Plan B: Further Thoughts on Faith
by Anne Lamott
Riverhead Hardcover, 2005
review by Heidi Schlumpf
When Anne Lamott “came out” as a left-wing Christian in her first spiritual autobiography, Traveling Mercies: Some Thoughts on Faith (Pantheon, 1999), she struck a nerve with thousands, maybe millions, of women—and more than a few men. Now here was a Christian who didn’t make you want to gag. She was smart, sassy, and hip—and I’m not just talking about the dreads.
Most of all, she was gut-wrenchingly honest about her messy, sometimes messed-up life, whether remembering her years of alcohol and drug addiction or admitting she has cellulite on her thighs. And in a witty, self-deprecating way that rang piercingly authentic, she was able to convince her readers-turned-fans that everything was going to be OK. If Lamott’s faith could help her through her craziness, surely the rest of us might have a chance, too.
Traveling Mercies was at the top of the bestseller list for months, and it’s become something of an icon of spiritual autobiographies.

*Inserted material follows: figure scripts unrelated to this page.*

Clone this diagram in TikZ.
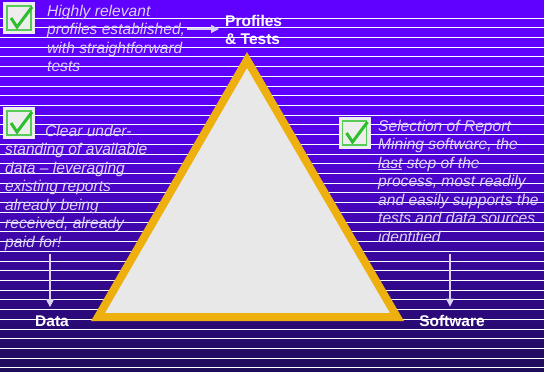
\documentclass[tikz,border=0pt]{standalone}
\usepackage{fontspec}
\setmainfont{Liberation Sans}
\usetikzlibrary{arrows.meta,positioning}
\definecolor{bgtop}{HTML}{6000FF}
\definecolor{bgbot}{HTML}{1E0C58}
\definecolor{lav}{HTML}{DAD2F4}
\definecolor{gold}{HTML}{EEB00E}
\definecolor{tri}{HTML}{E8E8E8}
\definecolor{tickgreen}{HTML}{2DBE2D}
\tikzstyle{stripe} = [white,line width=1pt]
\tikzstyle{note} = [text=lav,font=\fontsize{15.6}{18.5}\selectfont\itshape,align=left,inner sep=0,anchor=base west]
\tikzstyle{corner} = [text=white!95!lav,font=\fontsize{15.5}{18}\selectfont\bfseries,align=left,inner sep=0]
\tikzstyle{tickbox} = [fill=white!93!black,minimum size=32pt,inner sep=0]
\tikzstyle{tickframe} = [draw=tickgreen!80!white,line width=1.5pt]
\tikzstyle{tick} = [tickgreen,line width=3pt,line join=miter]
\tikzstyle{pointer} = [-{Triangle[length=8pt,width=8pt]},lav,line width=1.2pt]
\def \gap {9.72}

\begin{document}
\begin{tikzpicture}[x=1pt,y=-1pt]
      \fill[bgtop] (0,0) rectangle (544,91);
      \shade[top color=bgtop,bottom color=bgbot] (0,90) rectangle (544,372);
      \useasboundingbox (0,0) rectangle (544,372);
      % stripes
      \foreach \k in {0,...,36}
        \draw[stripe] (0,18+\k*\gap) -- (544,18+\k*\gap);
      % triangle
      \coordinate (apex) at (247,60);
      \coordinate (lcorner) at (98,317);
      \coordinate (rcorner) at (397,317);
      \draw[fill=tri,draw=gold,line width=8pt,line join=miter] (apex) -- (lcorner) -- (rcorner) -- cycle;
      % check boxes
      \foreach \n/\p in {t1/{19,18},t2/{19,123},t3/{354.5,133}} {
        \node[tickbox] (\n) at (\p) {};
        \draw[tickframe] ([shift={(-12,-12)}]\n.center) rectangle ([shift={(12,12)}]\n.center);
        \draw[tick] ([shift={(-8,0)}]\n.center) -- ([shift={(-2,9)}]\n.center) -- ([shift={(13,-11)}]\n.center);
      }
      % notes (base = last line)
      \node[note] (n1) at (47,71.5) {Highly relevant\\profiles established,\\with straightforward\\tests};
      \node[note] (n2) at (5,247) {\hspace*{40pt}Clear under-\\standing of available\\data -- leveraging\\existing reports\\already being\\received, already\\paid for!};
      \node[note] (n3) at (378,242) {Selection of Report\\Mining software, the\\\underline{last} step of the\\process, most readily\\and easily supports the\\tests and data sources\\identified};
      % corners
      \node[corner,anchor=base west] (profiles) at (225,44) {Profiles\\\& Tests};
      \node[corner,anchor=base] (data) at (52,326) {Data};
      \node[corner,anchor=base] (software) at (452,326) {Software};
      % pointers
      \coordinate (p1) at (187,29);
      \coordinate (p2) at (50,254);
      \coordinate (p3) at (450,254);
      \draw[pointer,shorten >=6pt] (p1) -- (p1 -| profiles.west);
      \draw[pointer,shorten >=8pt] (p2) -- (p2 |- data.north);
      \draw[pointer,shorten >=8pt] (p3) -- (p3 |- software.north);
\end{tikzpicture}
\end{document}
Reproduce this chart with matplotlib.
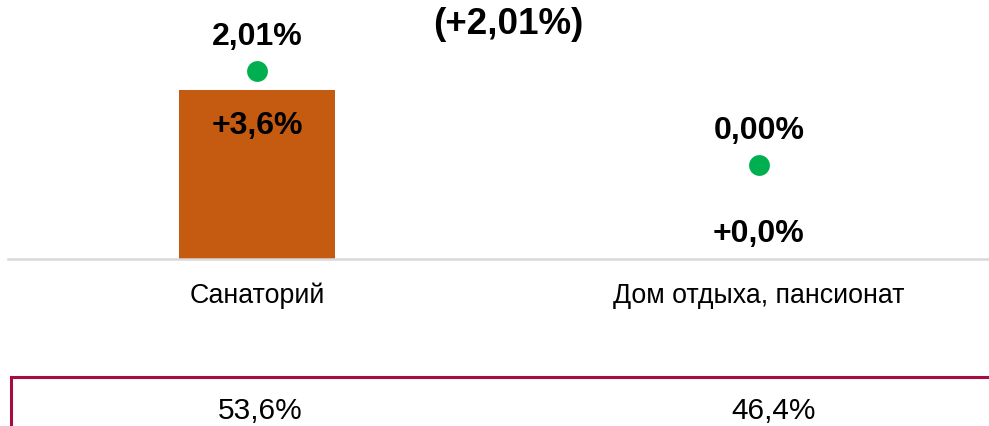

New authors often dream of being the next Anne Lamott, and even a few experienced ones envy her ability to find meaning in the mundane. So, naturally, a sequel to such a successful book is dangerous literary territory. Can it ever live up to the first?
I’m here to say, yes, it does. Plan B: Further Thoughts on Faith picks up where Traveling Mercies left off. In the first book, Lamott mines her childhood, her family, and her young adulthood. In Plan B,
she is firmly in middle age, not afraid to admit it, and
still finding that taking a deep breath, turning to God,
and having a good set of friends and fellow church-goers
can get you through the toughest of times—and help
you celebrate the good ones.
Lamott continues to find the holy in everyday life—her mother’s illness, the death of her dog, the continuing challenges of single motherhood to her son, Sam. Woven throughout the stories and her snide wisecracks are insightful gems like this one: “I’ve said this before: When God is going to do something wonderful, He or She always starts with a hardship; when God is going to do something amazing, He or She starts with an impossibility.”
Some may be bothered by Lamott’s repeated references to her dislike of a certain president with the middle initial “W,” but certainly war is fair game in a book of “thoughts on faith,” and her essay about an anti-war protest is one of the most poignant in the book. Regular readers of Lamott may recognize some of these essays as reprinted from her column on Salon.com, and her die-hard fans will enjoy the update on her life (Sam gets to meet his father, Anne has a boyfriend). But new readers will also be happy to have found a spiritual companion who understands those of us who claim the seemingly oxymoronic labels of left-leaning and Christian.